The most interesting classes in multi-class World Endurance Championship racing in recent years haven’t been the top-class specialized racing prototypes. They’re the LM GTE classes with sports cars that are based on road cars like the Aston Martin Vantage, Ferrari 488 and Porsche 911. An updated version of the Porsche 911 RSR-19 was spotted at Italy’s Monza Circuit recently, and hooray! It’s a delightfully rowdy car.
The 911 RSR-19 is Porsche’s LM GTE car, but it only ran in the WEC’s all-pro LM GTE Pro classes last season. Now it’s also going to LM GTE Am-class customer endurance teams who run a combination of pro and amateur drivers at events like the 24 Hours of Le Mans and 1,000 Miles of Sebring, and as such, it’s getting a few updates.
According to YouTube car-spotter 19Bozzy92, these lightweight carbon-fiber-bodied beauties feature a revised body kit that includes new mirrors, a new front bumper, a new hood, a new wing profile and a new rear diffuser. Just like the last generation, it remains more mid-engine than its rear-engine road-car counterpart.
The real pièce de résistance here is the RSR-19’s screaming 4.2-liter flat-six engine. It’s not as loud as the previous 2017-generation cars that ran in LM GTE Am last season, but Porsche clearly wanted to keep that signature flat-six sound. It’s an exhaust note that’s been polarizing among sports car fans in the past—a Corvette-stanning friend told me that the last-generation Porsches made his ears bleed, for example—but personally, it is the song of my people. I love it. I am here for the 911 sounds.
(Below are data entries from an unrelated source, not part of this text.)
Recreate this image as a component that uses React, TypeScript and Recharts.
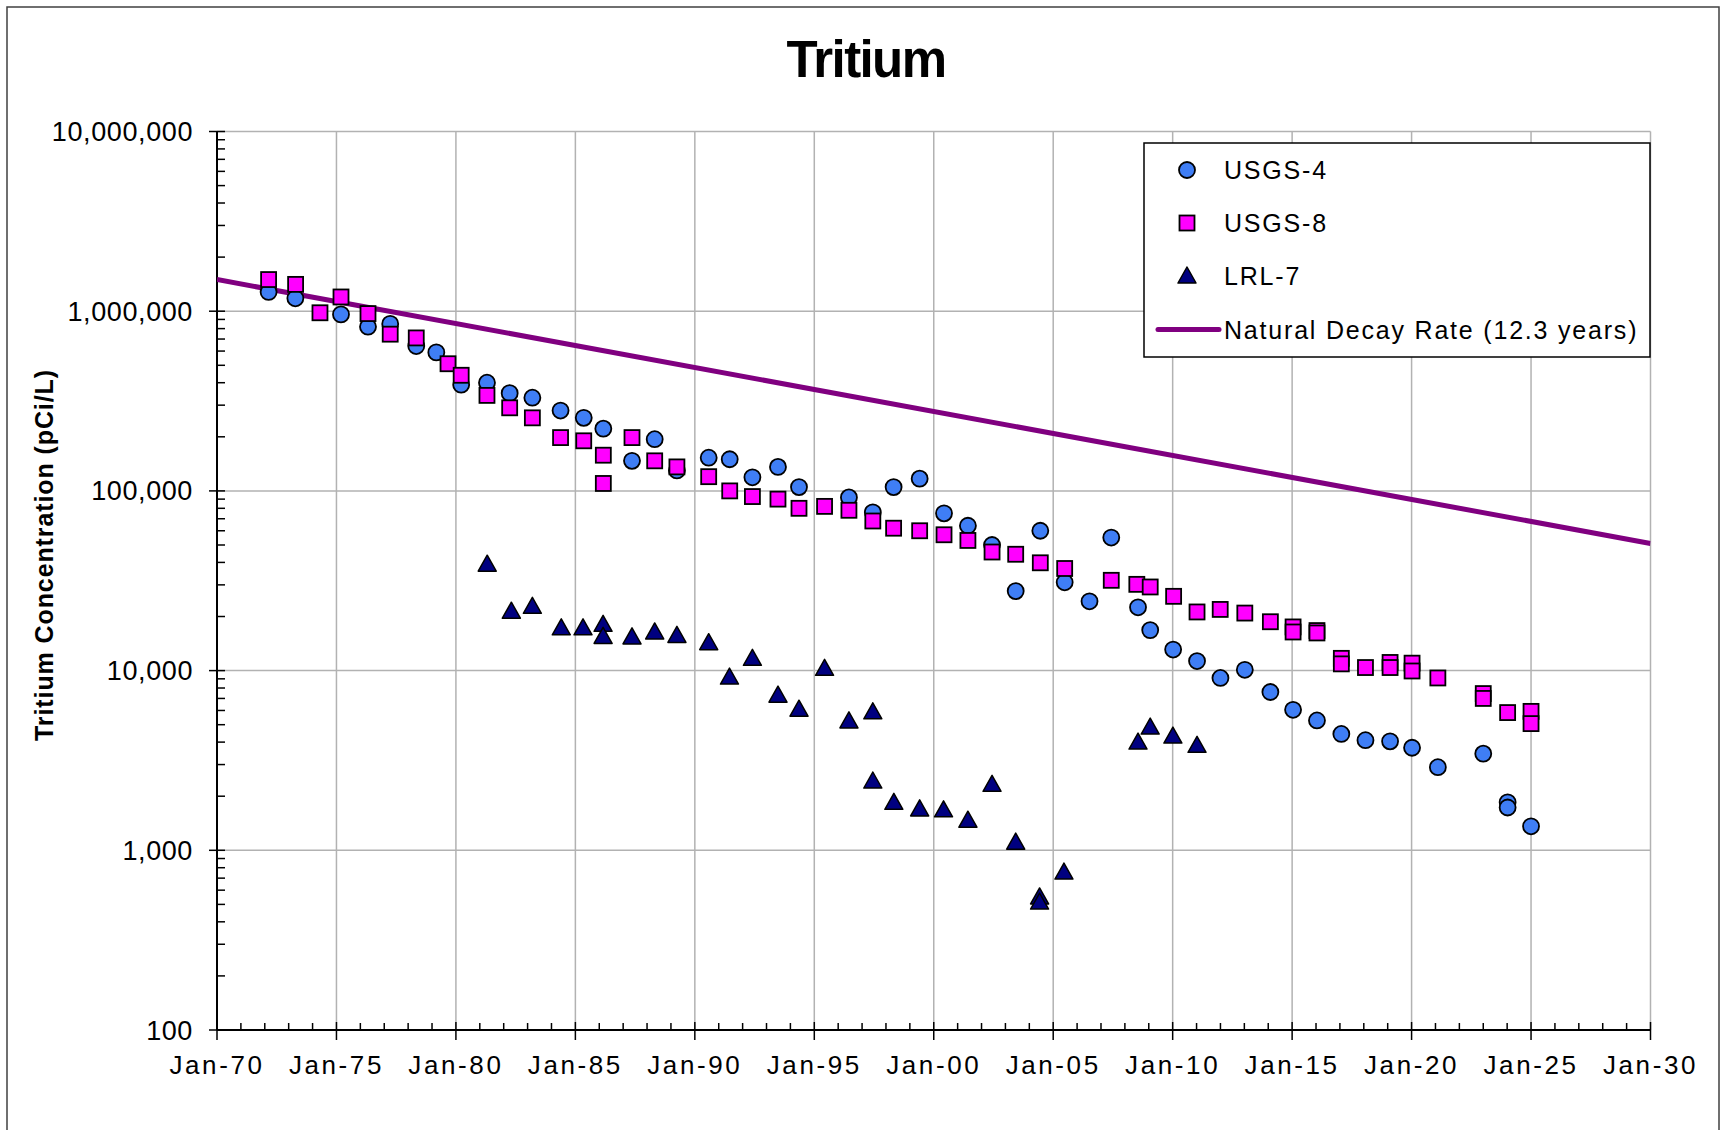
import React from "react";
import { ScatterChart, Scatter, XAxis, YAxis, CartesianGrid } from "recharts";

const FONT = '"Liberation Sans", Arial, Helvetica, sans-serif';

// [decimal year, tritium pCi/L]
const USGS4: [number, number][] = [
    [1972.16, 1280000], [1973.28, 1180000], [1975.19, 960000], [1976.32, 820000],
    [1977.25, 850000], [1978.34, 640000], [1979.18, 590000], [1980.22, 390000],
    [1981.3, 400000], [1982.25, 350000], [1983.2, 330000], [1984.38, 280000],
    [1985.35, 255000], [1986.17, 222000], [1987.37, 147000], [1988.32, 194000],
    [1989.25, 130000], [1990.58, 153000], [1991.46, 150000], [1992.41, 119000],
    [1993.48, 136000], [1994.36, 105000], [1996.45, 92000], [1997.45, 76000],
    [1998.32, 105000], [1999.41, 117000], [2000.43, 75000], [2001.43, 64000],
    [2002.44, 50000], [2003.43, 27700], [2004.46, 60000], [2005.48, 31000],
    [2006.52, 24300], [2007.43, 55000], [2008.55, 22500], [2009.06, 16800],
    [2010.02, 13100], [2011.02, 11300], [2012.0, 9100], [2013.02, 10100],
    [2014.09, 7600], [2015.04, 6050], [2016.04, 5280], [2017.06, 4440],
    [2018.07, 4100], [2019.1, 4040], [2020.02, 3720], [2021.1, 2900],
    [2023.0, 3450], [2024.02, 1850], [2024.02, 1730], [2025.0, 1360],
];

const USGS8: [number, number][] = [
    [1972.16, 1500000], [1973.29, 1410000], [1974.31, 980000], [1975.19, 1200000],
    [1976.32, 970000], [1977.25, 745000], [1978.34, 710000], [1979.67, 510000],
    [1980.22, 440000], [1981.3, 340000], [1982.25, 290000], [1983.2, 255000],
    [1984.38, 198000], [1985.35, 190000], [1986.17, 158000], [1986.17, 110000],
    [1987.37, 198000], [1988.32, 147000], [1989.25, 136000], [1990.58, 120000],
    [1991.46, 100000], [1992.41, 93000], [1993.48, 90000], [1994.36, 80000],
    [1995.43, 82000], [1996.45, 78000], [1997.45, 68000], [1998.32, 62000],
    [1999.41, 60000], [2000.43, 57000], [2001.43, 53000], [2002.44, 45700],
    [2003.43, 44400], [2004.46, 39800], [2005.48, 37000], [2007.43, 31800],
    [2008.5, 30200], [2009.06, 29200], [2010.04, 25900], [2011.02, 21200],
    [2011.99, 21900], [2013.02, 20900], [2014.09, 18700], [2015.04, 17500],
    [2015.04, 16400], [2016.04, 16700], [2016.04, 16200], [2017.06, 11700],
    [2017.06, 10900], [2018.07, 10400], [2019.1, 11100], [2019.1, 10400],
    [2020.02, 11000], [2020.02, 9950], [2021.1, 9100], [2023.0, 7450],
    [2023.0, 7000], [2024.02, 5840], [2025.0, 5930], [2025.0, 5070],
];

const LRL7: [number, number][] = [
    [1981.31, 39100], [1982.32, 21400], [1983.2, 22800], [1984.41, 17300],
    [1985.32, 17300], [1986.16, 18100], [1986.16, 15500], [1987.37, 15400],
    [1988.32, 16400], [1989.25, 15700], [1990.58, 14300], [1991.45, 9200],
    [1992.41, 11700], [1993.48, 7300], [1994.36, 6100], [1995.43, 10300],
    [1996.45, 5250], [1997.45, 5900], [1997.45, 2430], [1998.33, 1850],
    [1999.41, 1700], [2000.41, 1680], [2001.43, 1470], [2002.44, 2330],
    [2003.43, 1110], [2004.43, 550], [2004.43, 515], [2005.45, 757],
    [2008.55, 4000], [2009.06, 4850], [2010.01, 4320], [2011.02, 3840],
];

// natural decay, half-life 12.3 years
const DECAY: [number, number][] = [[1970, 1500000], [2030, 51000]];

const X_MAJOR = [1970, 1975, 1980, 1985, 1990, 1995, 2000, 2005, 2010, 2015, 2020, 2025, 2030];
const X_LABELS = ["Jan-70", "Jan-75", "Jan-80", "Jan-85", "Jan-90", "Jan-95", "Jan-00", "Jan-05", "Jan-10", "Jan-15", "Jan-20", "Jan-25", "Jan-30"];
const X_TICKS = Array.from({ length: 61 }, (_, i) => 1970 + i);

const Y_MAJOR = [100, 1000, 10000, 100000, 1000000, 10000000];
const Y_LABELS = ["100", "1,000", "10,000", "100,000", "1,000,000", "10,000,000"];
const Y_TICKS = Y_MAJOR.flatMap((d, i) =>
    i === Y_MAJOR.length - 1 ? [d] : [1, 2, 3, 4, 5, 6, 7, 8, 9].map((m) => d * m)
);

const toPoints = (rows: [number, number][]) => rows.map(([x, y]) => ({ x, y }));

const BLUE = "#3F7EF5";
const MAGENTA = "#FF00FF";
const NAVY = "#000080";
const PURPLE = "#800080";

const CircleMark = ({ cx, cy }: any) => (
    <circle cx={cx} cy={cy} r={8} fill={BLUE} stroke="#000" strokeWidth={1.8} />
);
const SquareMark = ({ cx, cy }: any) => (
    <rect x={cx - 7.5} y={cy - 7.5} width={15} height={15} fill={MAGENTA} stroke="#000" strokeWidth={1.8} />
);
const TriangleMark = ({ cx, cy }: any) => (
    <polygon points={`${cx},${cy - 9} ${cx - 9},${cy + 7} ${cx + 9},${cy + 7}`} fill={NAVY} stroke="#000" strokeWidth={1.5} strokeLinejoin="round" />
);
const NoMark = () => <g />;

const XTick = ({ x, y, payload }: any) => {
    const i = X_MAJOR.indexOf(payload.value);
    if (i < 0) return <line x1={x} x2={x} y1={y - 7} y2={y} stroke="#000" strokeWidth={1.5} />;
    return (
        <g>
            <line x1={x} x2={x} y1={y - 8} y2={y + 10} stroke="#000" strokeWidth={1.5} />
            <text x={x} y={y + 44} textAnchor="middle" fontSize={26} letterSpacing={2.6} fontFamily={FONT} fill="#000">
                {X_LABELS[i]}
            </text>
        </g>
    );
};

const YTick = ({ x, y, payload }: any) => {
    const i = Y_MAJOR.indexOf(payload.value);
    if (i < 0) return <line x1={x} x2={x + 8} y1={y} y2={y} stroke="#000" strokeWidth={1.5} />;
    return (
        <g>
            <line x1={x - 8} x2={x + 8} y1={y} y2={y} stroke="#000" strokeWidth={1.5} />
            <text x={x - 24} y={y + 9.5} textAnchor="end" fontSize={27} letterSpacing={0.6} fontFamily={FONT} fill="#000">
                {Y_LABELS[i]}
            </text>
        </g>
    );
};

const legendItems = [
    { label: "USGS-4", kind: "circle" },
    { label: "USGS-8", kind: "square" },
    { label: "LRL-7", kind: "triangle" },
    { label: "Natural Decay Rate (12.3 years)", kind: "line" },
];

function Legend() {
    const rows = [170, 223, 276, 329.5];
    return (
        <g>
            <rect x={1144} y={143} width={506} height={214} fill="#fff" stroke="#000" strokeWidth={1.5} />
            {legendItems.map((it, i) => {
                const cy = rows[i];
                let mark = null;
                if (it.kind === "circle") mark = <CircleMark cx={1187} cy={cy} />;
                if (it.kind === "square") mark = <SquareMark cx={1187} cy={cy} />;
                if (it.kind === "triangle") mark = <TriangleMark cx={1187} cy={cy} />;
                if (it.kind === "line")
                    mark = <line x1={1158} x2={1219} y1={cy} y2={cy} stroke={PURPLE} strokeWidth={5} strokeLinecap="round" />;
                return (
                    <g key={it.label}>
                        {mark}
                        <text x={1224} y={cy + 9} fontSize={25} letterSpacing={1.8} fontFamily={FONT} fill="#000">
                            {it.label}
                        </text>
                    </g>
                );
            })}
        </g>
    );
}

export default function App() {
    return (
        <div style={{ position: "absolute", left: 0, top: 0, width: 1722, height: 1130, background: "#fff", overflow: "hidden" }}>
            <ScatterChart
                width={1722}
                height={1130}
                margin={{ top: 131.5, right: 71.5, bottom: 40, left: 17 }}
            >
                <CartesianGrid
                    stroke="#b2b2b2"
                    strokeWidth={1.5}
                    horizontalValues={Y_MAJOR}
                    verticalValues={X_MAJOR}
                />
                <XAxis
                    type="number"
                    dataKey="x"
                    domain={[1970, 2030]}
                    ticks={X_TICKS}
                    interval={0}
                    height={60}
                    tickSize={0}
                    tickMargin={0}
                    tickLine={false}
                    axisLine={{ stroke: "#000", strokeWidth: 2 }}
                    tick={<XTick />}
                    allowDataOverflow
                />
                <YAxis
                    type="number"
                    dataKey="y"
                    scale="log"
                    domain={[100, 10000000]}
                    ticks={Y_TICKS}
                    interval={0}
                    width={200}
                    tickSize={0}
                    tickMargin={0}
                    tickLine={false}
                    axisLine={{ stroke: "#000", strokeWidth: 2 }}
                    tick={<YTick />}
                    allowDataOverflow
                />
                <Scatter
                    name="Natural Decay Rate (12.3 years)"
                    data={toPoints(DECAY)}
                    line={{ stroke: PURPLE, strokeWidth: 5 }}
                    shape={<NoMark />}
                    fill={PURPLE}
                    isAnimationActive={false}
                />
                <Scatter name="USGS-4" data={toPoints(USGS4)} shape={<CircleMark />} fill={BLUE} isAnimationActive={false} />
                <Scatter name="USGS-8" data={toPoints(USGS8)} shape={<SquareMark />} fill={MAGENTA} isAnimationActive={false} />
                <Scatter name="LRL-7" data={toPoints(LRL7)} shape={<TriangleMark />} fill={NAVY} isAnimationActive={false} />
            </ScatterChart>
            <svg width={1722} height={1130} style={{ position: "absolute", left: 0, top: 0, pointerEvents: "none" }}>
                <path d="M7,1130 V7 H1719 V1130" fill="none" stroke="#404040" strokeWidth={1.5} />
                <text x={866} y={77} textAnchor="middle" fontSize={51} fontWeight="bold" letterSpacing={-1.6} fontFamily={FONT} fill="#000">
                    Tritium
                </text>
                <text
                    transform="translate(53,555) rotate(-90)"
                    textAnchor="middle"
                    fontSize={25}
                    fontWeight="bold"
                    letterSpacing={0.9}
                    fontFamily={FONT}
                    fill="#000"
                >
                    Tritium Concentration (pCi/L)
                </text>
                <Legend />
            </svg>
        </div>
    );
}
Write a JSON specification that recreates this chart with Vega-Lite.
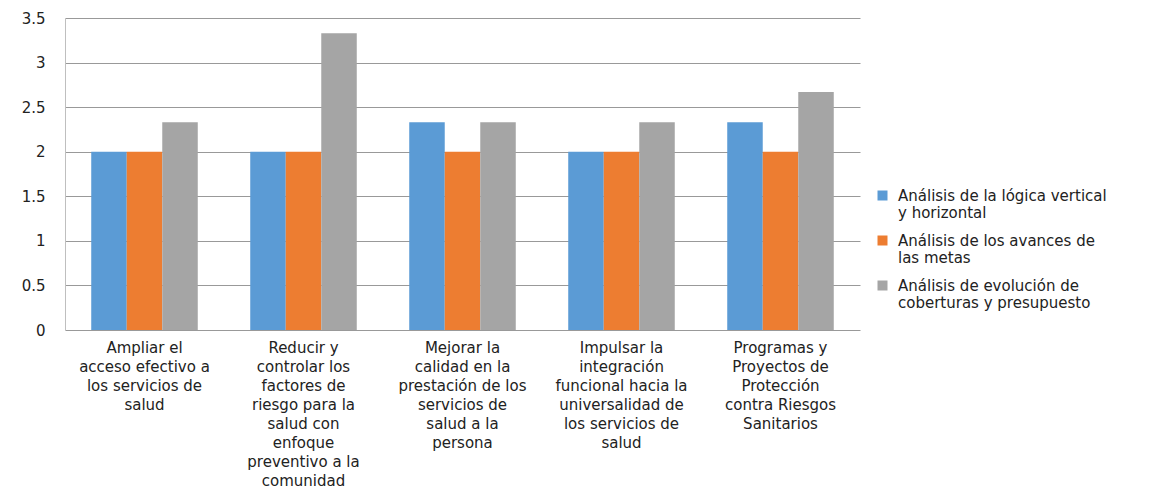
{
  "$schema": "https://vega.github.io/schema/vega-lite/v6.json",
  "autosize": "none",
  "width": 795,
  "height": 312,
  "padding": {"left": 65, "top": 18, "right": 304, "bottom": 163},
  "background": "white",
  "config": {
    "view": {"stroke": null},
    "font": "DejaVu Sans"
  },
  "data": {
    "values": [
      {"cat": "Ampliar el|acceso efectivo a|los servicios de|salud", "serie": "Análisis de la lógica vertical|y horizontal", "v": 2},
      {"cat": "Ampliar el|acceso efectivo a|los servicios de|salud", "serie": "Análisis de los avances de|las metas", "v": 2},
      {"cat": "Ampliar el|acceso efectivo a|los servicios de|salud", "serie": "Análisis de evolución de|coberturas y presupuesto", "v": 2.33},
      {"cat": "Reducir y|controlar los|factores de|riesgo para la|salud con|enfoque|preventivo a la|comunidad", "serie": "Análisis de la lógica vertical|y horizontal", "v": 2},
      {"cat": "Reducir y|controlar los|factores de|riesgo para la|salud con|enfoque|preventivo a la|comunidad", "serie": "Análisis de los avances de|las metas", "v": 2},
      {"cat": "Reducir y|controlar los|factores de|riesgo para la|salud con|enfoque|preventivo a la|comunidad", "serie": "Análisis de evolución de|coberturas y presupuesto", "v": 3.33},
      {"cat": "Mejorar la|calidad en la|prestación de los|servicios de|salud a la|persona", "serie": "Análisis de la lógica vertical|y horizontal", "v": 2.33},
      {"cat": "Mejorar la|calidad en la|prestación de los|servicios de|salud a la|persona", "serie": "Análisis de los avances de|las metas", "v": 2},
      {"cat": "Mejorar la|calidad en la|prestación de los|servicios de|salud a la|persona", "serie": "Análisis de evolución de|coberturas y presupuesto", "v": 2.33},
      {"cat": "Impulsar la|integración|funcional hacia la|universalidad de|los servicios de|salud", "serie": "Análisis de la lógica vertical|y horizontal", "v": 2},
      {"cat": "Impulsar la|integración|funcional hacia la|universalidad de|los servicios de|salud", "serie": "Análisis de los avances de|las metas", "v": 2},
      {"cat": "Impulsar la|integración|funcional hacia la|universalidad de|los servicios de|salud", "serie": "Análisis de evolución de|coberturas y presupuesto", "v": 2.33},
      {"cat": "Programas y|Proyectos de|Protección|contra Riesgos|Sanitarios", "serie": "Análisis de la lógica vertical|y horizontal", "v": 2.33},
      {"cat": "Programas y|Proyectos de|Protección|contra Riesgos|Sanitarios", "serie": "Análisis de los avances de|las metas", "v": 2},
      {"cat": "Programas y|Proyectos de|Protección|contra Riesgos|Sanitarios", "serie": "Análisis de evolución de|coberturas y presupuesto", "v": 2.67}
    ]
  },
  "mark": {"type": "bar"},
  "encoding": {
    "x": {
      "field": "cat",
      "type": "nominal",
      "sort": null,
      "title": null,
      "scale": {"paddingInner": 0.33, "paddingOuter": 0.165},
      "axis": {
        "labelAngle": 0,
        "labelExpr": "split(datum.label, '|')",
        "labelFontSize": 15,
        "labelColor": "#222",
        "labelLineHeight": 19,
        "labelPadding": 10,
        "labelLimit": 200,
        "ticks": false,
        "domain": false
      }
    },
    "xOffset": {
      "field": "serie",
      "type": "nominal",
      "sort": null
    },
    "y": {
      "field": "v",
      "type": "quantitative",
      "title": null,
      "scale": {"domain": [0, 3.5]},
      "axis": {
        "values": [0, 0.5, 1, 1.5, 2, 2.5, 3, 3.5],
        "labelFontSize": 15,
        "labelColor": "#222",
        "labelPadding": 20,
        "ticks": false,
        "domain": true,
        "domainColor": "#bfbfbf",
        "gridColor": "#999999",
        "labelExpr": "datum.value"
      }
    },
    "color": {
      "field": "serie",
      "type": "nominal",
      "sort": null,
      "scale": {"range": ["#5B9BD5", "#ED7D31", "#A5A5A5"]},
      "legend": {
        "title": null,
        "orient": "none",
        "legendX": 810,
        "legendY": 170,
        "symbolType": "square",
        "symbolSize": 100,
        "symbolStrokeWidth": 0,
        "labelExpr": "split(datum.label, '|')",
        "labelFontSize": 15,
        "labelColor": "#222",
        "labelLineHeight": 17,
        "labelLimit": 300,
        "rowPadding": 12,
        "labelOffset": 8
      }
    }
  }
}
19Bozzy92 spotted these revised RSR-19 prototypes at Monza back in August as well, and at that point, they had a side-exiting exhaust that exited just ahead of the rear wheels. According to 19Bozzy92, mufflers were added to the 911 RSR-19 to be able to meet decibel limits coming in 2021 and to enable teams to run on tracks with stricter noise requirements. Clearly, Porsche wasn’t happy with the change in sound or the fact that you could see the muffler with the side-exiting exhaust, so the cars you see above include a rear-exiting exhaust instead.
It doesn’t (and can’t) have the eardrum-piercing volume of the 2017 cars, but it sounds right, even though 19Bozzy92 says it should be about a 10-decibel drop from last year’s car.
Hopefully the rear-exiting exhaust means it’s easier to spot little fireballs as these cars’ exhausts burble and pop during night races.
Fun aside: If the two cars’ numbers—91 and 92—look familiar, it’s because they’re the ones that the Porsche GT Team pro squad ran in last year’s World Endurance Championship.
I’m curious what you guys think, though: Do you love the sound of the 911 RSR’s giganto-flat-six, or is it the most annoying sound in racing for you?